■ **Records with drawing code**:
--- --- ---

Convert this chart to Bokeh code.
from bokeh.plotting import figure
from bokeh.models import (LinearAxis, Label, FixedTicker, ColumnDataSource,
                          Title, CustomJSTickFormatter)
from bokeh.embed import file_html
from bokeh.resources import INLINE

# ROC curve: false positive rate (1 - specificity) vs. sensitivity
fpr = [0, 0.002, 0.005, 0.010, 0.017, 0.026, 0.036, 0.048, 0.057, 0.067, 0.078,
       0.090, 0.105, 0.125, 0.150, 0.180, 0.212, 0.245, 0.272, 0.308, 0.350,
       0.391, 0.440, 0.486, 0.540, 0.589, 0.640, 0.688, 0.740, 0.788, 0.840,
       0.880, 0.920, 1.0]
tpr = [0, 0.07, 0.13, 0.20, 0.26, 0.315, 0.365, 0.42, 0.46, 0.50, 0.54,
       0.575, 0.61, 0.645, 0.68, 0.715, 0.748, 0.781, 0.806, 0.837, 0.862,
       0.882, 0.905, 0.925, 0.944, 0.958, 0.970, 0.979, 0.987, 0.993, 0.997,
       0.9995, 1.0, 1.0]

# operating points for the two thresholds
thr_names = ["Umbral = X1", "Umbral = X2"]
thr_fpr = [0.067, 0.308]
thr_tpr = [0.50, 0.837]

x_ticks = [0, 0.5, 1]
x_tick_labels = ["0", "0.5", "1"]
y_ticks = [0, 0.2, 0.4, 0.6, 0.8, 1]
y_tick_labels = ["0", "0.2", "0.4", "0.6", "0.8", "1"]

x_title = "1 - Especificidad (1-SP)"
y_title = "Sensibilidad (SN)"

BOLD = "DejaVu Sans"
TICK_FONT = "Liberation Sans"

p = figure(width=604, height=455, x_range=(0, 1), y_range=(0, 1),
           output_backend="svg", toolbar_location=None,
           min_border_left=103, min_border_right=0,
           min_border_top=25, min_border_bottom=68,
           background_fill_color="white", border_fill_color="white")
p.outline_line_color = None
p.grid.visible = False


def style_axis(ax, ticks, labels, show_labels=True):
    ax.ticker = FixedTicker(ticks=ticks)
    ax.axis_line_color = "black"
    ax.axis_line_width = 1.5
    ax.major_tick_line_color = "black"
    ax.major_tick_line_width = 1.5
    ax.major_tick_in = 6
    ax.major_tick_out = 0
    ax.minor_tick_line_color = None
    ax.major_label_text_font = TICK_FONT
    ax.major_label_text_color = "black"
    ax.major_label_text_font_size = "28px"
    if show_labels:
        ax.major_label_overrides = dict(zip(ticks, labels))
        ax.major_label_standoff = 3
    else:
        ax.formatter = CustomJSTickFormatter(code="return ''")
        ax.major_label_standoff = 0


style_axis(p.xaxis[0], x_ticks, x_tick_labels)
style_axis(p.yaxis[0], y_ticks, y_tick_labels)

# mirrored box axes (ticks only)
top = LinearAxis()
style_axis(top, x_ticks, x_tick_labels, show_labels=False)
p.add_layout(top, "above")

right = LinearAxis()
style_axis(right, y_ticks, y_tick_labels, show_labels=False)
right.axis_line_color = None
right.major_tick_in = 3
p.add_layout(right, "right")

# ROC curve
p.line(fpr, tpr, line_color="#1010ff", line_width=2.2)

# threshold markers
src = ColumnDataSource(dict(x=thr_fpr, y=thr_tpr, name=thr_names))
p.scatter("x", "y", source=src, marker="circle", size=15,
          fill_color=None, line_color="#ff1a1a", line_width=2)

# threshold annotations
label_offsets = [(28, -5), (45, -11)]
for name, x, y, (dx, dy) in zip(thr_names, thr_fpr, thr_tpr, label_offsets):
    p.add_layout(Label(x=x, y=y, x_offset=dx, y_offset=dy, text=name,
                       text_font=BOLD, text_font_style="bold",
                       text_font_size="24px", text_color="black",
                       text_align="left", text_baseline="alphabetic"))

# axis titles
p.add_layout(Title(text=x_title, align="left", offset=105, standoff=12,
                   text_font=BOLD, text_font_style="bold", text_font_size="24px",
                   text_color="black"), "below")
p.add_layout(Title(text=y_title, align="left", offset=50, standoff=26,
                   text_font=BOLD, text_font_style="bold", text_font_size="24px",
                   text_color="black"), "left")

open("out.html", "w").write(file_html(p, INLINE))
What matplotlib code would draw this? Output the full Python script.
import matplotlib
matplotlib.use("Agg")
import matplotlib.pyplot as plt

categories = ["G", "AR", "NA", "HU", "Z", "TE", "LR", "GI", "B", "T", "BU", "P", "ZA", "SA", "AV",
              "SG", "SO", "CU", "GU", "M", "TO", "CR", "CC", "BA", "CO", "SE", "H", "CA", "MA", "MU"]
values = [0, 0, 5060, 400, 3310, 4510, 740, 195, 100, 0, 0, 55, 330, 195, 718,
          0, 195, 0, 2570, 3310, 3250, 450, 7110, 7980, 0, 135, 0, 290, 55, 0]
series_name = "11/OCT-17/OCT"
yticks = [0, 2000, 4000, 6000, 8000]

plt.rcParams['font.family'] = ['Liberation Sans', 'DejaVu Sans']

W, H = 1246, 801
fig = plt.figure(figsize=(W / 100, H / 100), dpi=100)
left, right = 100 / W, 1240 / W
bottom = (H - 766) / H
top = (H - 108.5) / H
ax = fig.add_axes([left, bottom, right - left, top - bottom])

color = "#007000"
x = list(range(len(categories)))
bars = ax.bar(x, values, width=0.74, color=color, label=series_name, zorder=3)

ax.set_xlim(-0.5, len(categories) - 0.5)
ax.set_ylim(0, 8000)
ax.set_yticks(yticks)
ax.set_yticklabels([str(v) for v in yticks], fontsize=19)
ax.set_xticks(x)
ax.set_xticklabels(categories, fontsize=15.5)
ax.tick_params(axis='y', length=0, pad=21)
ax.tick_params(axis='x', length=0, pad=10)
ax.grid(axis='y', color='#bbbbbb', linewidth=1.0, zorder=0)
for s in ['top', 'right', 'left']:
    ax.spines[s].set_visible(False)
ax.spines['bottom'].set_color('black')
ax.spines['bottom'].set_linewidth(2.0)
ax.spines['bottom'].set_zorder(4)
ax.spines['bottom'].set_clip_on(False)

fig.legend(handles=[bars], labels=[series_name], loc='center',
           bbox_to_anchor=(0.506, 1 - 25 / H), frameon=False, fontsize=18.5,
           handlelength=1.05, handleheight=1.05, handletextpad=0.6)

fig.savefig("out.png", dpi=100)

--- --- ---

■ **Task brief**:
Return a word-for-word copy of the lines from the beginning of the listing to the line holding "from bokeh.resources import INLINE", both kept.

■ **Solution**:
Convert this chart to Bokeh code.
from bokeh.plotting import figure
from bokeh.models import (LinearAxis, Label, FixedTicker, ColumnDataSource,
                          Title, CustomJSTickFormatter)
from bokeh.embed import file_html
from bokeh.resources import INLINE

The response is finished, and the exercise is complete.